The water absorbance bands of a system found under perturbation define the respective Aquaphotome, a database of characteristic water absorbance bands specific for each particular system and perturbation. The entire Aquaphotome is a cumulative database of all the Aquaphotomes that are unique for each system. For example, the Aquaphotomes of milk, blood, urine, tissue etc. of a dairy cow will, when combined, present the Aquaphotome of a dairy cow. The Aquaphotome is the entire complement of water molecules’ absorbance bands of aqueous and biological systems, i.e. comprehensive spectral assignment of all existing water absorbance bands over the entire electromagnetic spectrum.

Extended water mirror approach, EWMA

In order to describe natural phenomena related to water and for their better understanding, Aquaphotome development in the NIR range could be described as writing the alphabet of “water–light” interaction, where WAMACS would be the letters and the WAPS would be the words. Having such an “alphabet”, any perturbation (chemical, physical or of any other nature) could be well defined using the “letters” of water. Within the water matrix the vast amounts of hydrogen bonds that could be “seen” with NIR light reflects any molecule embedded in it like a mirror.5 We call it a three-dimensional water mirror (Aquamirror on a molecular level) as with the contemporary technology, it is becoming possible to acquire a pixel spectrum in a 3D matrix.

The future

We still don’t fully understand the role of water and light in the biological world, but we know that NIR light is able to probe even objects with high water content such us biological systems. This makes it possible to acquire spectral data and perform real time non-destructive analyses, i.e. register spectral variations and discover new water absorbance bands, water letters, in an immense number of systems. It is intriguing how many “letters”, i.e. characteristic water molecular vibrations and how large a “vocabulary” is needed to describe the role of water in the biological world; an extended amount of work remains to be accomplished.

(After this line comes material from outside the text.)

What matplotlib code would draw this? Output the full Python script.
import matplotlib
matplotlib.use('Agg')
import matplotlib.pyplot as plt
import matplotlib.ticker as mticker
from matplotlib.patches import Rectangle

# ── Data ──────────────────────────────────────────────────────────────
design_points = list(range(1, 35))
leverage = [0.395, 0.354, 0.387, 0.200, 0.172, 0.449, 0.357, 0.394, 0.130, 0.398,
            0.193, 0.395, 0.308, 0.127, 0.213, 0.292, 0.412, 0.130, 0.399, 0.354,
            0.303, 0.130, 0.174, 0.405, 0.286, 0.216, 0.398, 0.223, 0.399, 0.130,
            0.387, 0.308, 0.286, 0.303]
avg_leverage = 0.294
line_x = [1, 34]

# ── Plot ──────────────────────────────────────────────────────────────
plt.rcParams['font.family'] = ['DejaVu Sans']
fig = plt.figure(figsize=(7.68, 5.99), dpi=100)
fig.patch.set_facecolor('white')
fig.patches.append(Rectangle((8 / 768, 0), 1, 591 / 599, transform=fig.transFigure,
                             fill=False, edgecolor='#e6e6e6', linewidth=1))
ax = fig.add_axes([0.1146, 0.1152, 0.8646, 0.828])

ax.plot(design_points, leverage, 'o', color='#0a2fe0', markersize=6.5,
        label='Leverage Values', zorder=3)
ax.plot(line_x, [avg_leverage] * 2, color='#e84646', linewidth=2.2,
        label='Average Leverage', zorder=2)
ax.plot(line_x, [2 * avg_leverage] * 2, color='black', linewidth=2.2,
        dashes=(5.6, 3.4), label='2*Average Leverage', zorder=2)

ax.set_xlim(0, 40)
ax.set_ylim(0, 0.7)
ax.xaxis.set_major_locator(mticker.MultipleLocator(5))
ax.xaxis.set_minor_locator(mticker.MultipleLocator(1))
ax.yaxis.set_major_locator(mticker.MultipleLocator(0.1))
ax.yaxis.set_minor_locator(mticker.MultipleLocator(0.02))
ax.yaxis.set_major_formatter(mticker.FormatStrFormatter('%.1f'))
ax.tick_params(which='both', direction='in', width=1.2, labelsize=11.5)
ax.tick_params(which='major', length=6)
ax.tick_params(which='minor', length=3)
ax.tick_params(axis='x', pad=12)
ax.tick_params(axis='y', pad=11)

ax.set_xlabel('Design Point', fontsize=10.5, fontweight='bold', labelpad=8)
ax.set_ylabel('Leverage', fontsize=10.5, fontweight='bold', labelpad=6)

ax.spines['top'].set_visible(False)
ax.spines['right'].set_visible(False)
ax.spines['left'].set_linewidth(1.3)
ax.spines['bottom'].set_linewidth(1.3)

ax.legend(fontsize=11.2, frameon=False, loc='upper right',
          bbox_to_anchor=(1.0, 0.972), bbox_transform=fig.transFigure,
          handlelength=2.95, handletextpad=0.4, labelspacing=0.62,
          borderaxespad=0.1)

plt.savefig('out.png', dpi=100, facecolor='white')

  1. R. Tsenkova, J. Near Infrared Spectrosc. 17, 303–314 (2009).https://doi.org/10.1255/jnirs.869
  2. J. Workman Jr, in Handbook of organic compounds: NIR, IR, Raman and UV-Vis spectra featuring polymers and surfactants, Volume 2. Academic Press, San Diego, USA, p. 168 (2001).
  3. A. Sakudo, R. Tsenkova, T. Onozuka, K. Morita, S. Li, J.Warachit, Y. Iwabu, G. Li, T. Onodera and K. Ikuta, Microbiol. Immunol. 49(7), 695–701 (2005).https://doi.org/10.1111/j.1348-0421.2005.tb03648.x
  4. A. Sakudo, R. Tsenkova, K. Tei, T. Onozuka, K. Ikuta, E. Yoshimura and T. Onodera, Biosci. Biotechnol. Biochem. 70, 1578–1583 (2006).https://doi.org/10.1271/bbb.50619
  5. R. Tsenkova, in Proceedings of the 12th International Conference on Near-infrared Spectroscopy, Ed by G.R. Burling-Claridge, S.E. Holroyd and R.M.W. Sumner. The New Zealand Near Infrared Spectroscopy Society Inc., Hamilton, New Zealand, pp. 607–612 (2007).